Je suis l’esprit qui se méfie et qui renonce,
l’opération qui rompt, sépare et désunit,
le divorce éternel des sources et des fins.

Un ajout (non retenu) est plus catégorique, plus polémique :

Je suis aussi celui que 1’existence hait
et qui hait à son tour l’existence.

Balthazar questionne sans relâche autour de lui, et cherche et veut une réponse, c’est pourquoi il décide de boire à la coupe sacrée. Mais que cherche-t-il au juste ?
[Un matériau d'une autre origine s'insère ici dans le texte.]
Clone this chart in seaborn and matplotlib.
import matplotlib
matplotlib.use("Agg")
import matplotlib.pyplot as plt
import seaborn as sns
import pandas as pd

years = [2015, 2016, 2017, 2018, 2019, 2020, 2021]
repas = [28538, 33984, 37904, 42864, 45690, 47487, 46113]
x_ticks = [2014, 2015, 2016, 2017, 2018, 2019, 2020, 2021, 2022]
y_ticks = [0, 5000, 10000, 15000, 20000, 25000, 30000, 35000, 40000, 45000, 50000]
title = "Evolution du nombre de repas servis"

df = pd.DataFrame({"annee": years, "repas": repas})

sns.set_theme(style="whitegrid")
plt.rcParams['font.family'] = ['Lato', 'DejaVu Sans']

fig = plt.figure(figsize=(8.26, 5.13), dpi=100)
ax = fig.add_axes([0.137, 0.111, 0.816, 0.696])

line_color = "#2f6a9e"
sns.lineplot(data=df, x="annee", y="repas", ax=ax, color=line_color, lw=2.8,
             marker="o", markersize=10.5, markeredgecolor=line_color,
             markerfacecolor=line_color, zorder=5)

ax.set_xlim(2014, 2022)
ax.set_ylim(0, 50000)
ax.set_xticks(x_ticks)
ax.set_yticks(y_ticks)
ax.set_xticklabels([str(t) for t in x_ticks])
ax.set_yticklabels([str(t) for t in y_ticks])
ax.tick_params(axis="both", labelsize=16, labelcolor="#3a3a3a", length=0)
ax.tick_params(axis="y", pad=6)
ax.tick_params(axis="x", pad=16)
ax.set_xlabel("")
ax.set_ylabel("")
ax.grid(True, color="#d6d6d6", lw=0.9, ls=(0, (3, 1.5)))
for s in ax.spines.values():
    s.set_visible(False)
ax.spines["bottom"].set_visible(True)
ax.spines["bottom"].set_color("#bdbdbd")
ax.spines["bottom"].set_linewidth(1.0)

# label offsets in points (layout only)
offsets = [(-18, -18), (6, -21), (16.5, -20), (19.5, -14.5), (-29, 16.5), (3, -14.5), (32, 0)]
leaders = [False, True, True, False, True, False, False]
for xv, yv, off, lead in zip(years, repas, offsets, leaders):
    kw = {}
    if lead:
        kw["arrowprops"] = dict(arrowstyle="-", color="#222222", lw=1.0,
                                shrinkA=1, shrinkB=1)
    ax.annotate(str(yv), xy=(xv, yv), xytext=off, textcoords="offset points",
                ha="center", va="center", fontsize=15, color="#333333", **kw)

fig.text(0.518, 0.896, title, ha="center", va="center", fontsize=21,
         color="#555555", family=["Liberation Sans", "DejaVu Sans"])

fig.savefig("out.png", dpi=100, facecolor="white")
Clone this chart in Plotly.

Je me sens plein de lui comme une gourde,
plein de son acte comme un mouvement !
Sors de moi, Jéhova ! Je te l’ordonne !

En buvant, n’est-ce pas du côté de l’arbre du savoir qu’il préfère se tourner ? À qui cède-t-il ? Distinguer l’homme de ses masques, l’homme de ses ombres n’est pas facile.
Le Festin de Balthazar est de 1932. Fondane l’intitula : Auto-Sacramental : cela renvoie à un théâtre sacré, au Mystère, mais plus métaphysique peut-être que proprement religieux. Sa deuxième pièce, Philoctète, datée de la même année mais commencée bien avant (les deux pièces d’ailleurs ont des ébauches en langue roumaine), est intitulée « Poème dramatique ». C’est le drame de la solitude. Philoctète est un guerrier grec du siège de Troie, abandonné par les siens dans l’île de Lemnos. Il garde cependant l’arc et les flèches d’Hercule. Au bout de dix ans, Ulysse tente de le ramener par la ruse, un oracle ayant déclaré que Troie ne serait prise qu’avec les armes du Héros. Nous ne sommes plus dans le Mystère, ni dans la tragédie qui, le rappelle Fondane, « est un rapport de l’homme aux dieux », mais dans « un drame qui n’oppose plus que des hommes entre eux ». Une fois de plus, le théâtre de Fondane, c’est ici les tréteaux de Chestov. De l’insurrection de l’esprit à l’encontre d’un héritage grec. On pourrait multiplier les exemples où Fondane ramène Athènes dans Jérusalem, les Grecs vers les accents de Job :

Et pourquoi suis-je né
s’il fallait mourir comme un chien,
pourquoi l’homme est-il né
s’il doit crever comme un chien
après avoir passé sa vie
à craindre cette même mort ?

L’ombre de Nietzsche n’est pas loin non plus. Et Plotin et Chestov ensemble :

… Il me faut recommencer
la lutte, la suprême lutte.

Rien n’est si bien tranché : chez les Grecs eux-mêmes, « il y a quelque chose au-dessus des Grecs ». Pour Philoctète, « une vie est plus qu’une raison ». Les longs murs d’Athènes, Fondane les place sous le mur des Lamentations.
Dans sa dernière pièce, Le Puits de Maule, Fondane, à travers son héros Holdgrave, veut conjurer la malédiction du passé et des « forces arbitraires, inhumaines, choquantes » ; le théâtre de Fondane devient plus proprement humain. Plus simple. Pas de métaphysique dans Le Puits de Maule, sinon le poids du passé. En 1943, année où Fondane l’écrit, « les forces arbitraires, inhumaines, choquantes » sont plus que jamais à l’œuvre. Elles vont bientôt le rattraper mais Fondane, on le sait, n’a pas peur : il rehaussera un peu le col de sa veste ce 3 octobre pluvieux et froid de 1944, avant de monter dans le camion. Qui peut faire main basse sur lui ? Benjamin Fondane meurt et commence.

1. Benjamin Fondane, revue Non Lieu (1978). Le témoignage d’André Montagne y a aussi été repris.
2. Lettre de Léon Chestov à Fondane (1932), in Non Lieu.